4 kernels have been saved as binary format, to avoid to recompile each time !
The last kernel is dynamically generated at run time.
So, I think that it is not possible, but I ask ?
thx
you can call another kernel from kernel. it behave like another function. but you can't "dynamicaly link" binary kernels.
It is the problem !
I would like to compile the last kernel and tell that its is related to other kernels !
They are all in the same 'program', so technically it should be possible !
I don't want to get back to C++ and use a c++ kernel to dispatch the kernels 😞
Originally posted by: viewon01 It is the problem !
I would like to compile the last kernel and tell that its is related to other kernels !
They are all in the same 'program', so technically it should be possible !
I don't want to get back to C++ and use a c++ kernel to dispatch the kernels 😞
It is not possible to launch a kernel from kernel but kernel can call any kernel.
Note : clEnqueuNativeKernel can call any c function which can launch any kernel from clEnqueueNDRangeKernal.
The problems is that I have several kernels. Imagine 10 kernels.

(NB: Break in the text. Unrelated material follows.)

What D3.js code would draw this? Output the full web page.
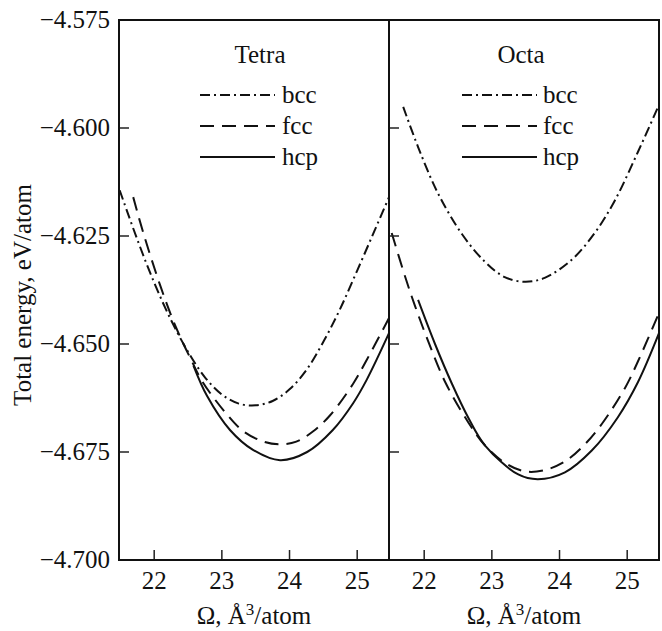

But one of the kernels is generated dynamically and can change during execution of the software.
So, I must recompile it each time, the other kernels are saved as binary.
The problem is that I don't want to put everything in the same 'program' because I don't want to compile everything each time, just for a few functions that have changed !!!
With the GPU compilation take a lot of time !!!!!
Originally posted by: viewon01 The problems is that I have several kernels. Imagine 10 kernels.
But one of the kernels is generated dynamically and can change during execution of the software.
So, I must recompile it each time, the other kernels are saved as binary.
The problem is that I don't want to put everything in the same 'program' because I don't want to compile everything each time, just for a few functions that have changed !!!
With the GPU compilation take a lot of time !!!!!
I see only two solution as follows
1. Compile kernel code in another thread while setting up the data for that kernel buffer(Asyncronous implemenation)
2. Avoid dynamic kernel generation by writing a single kernel which handles these dynamics.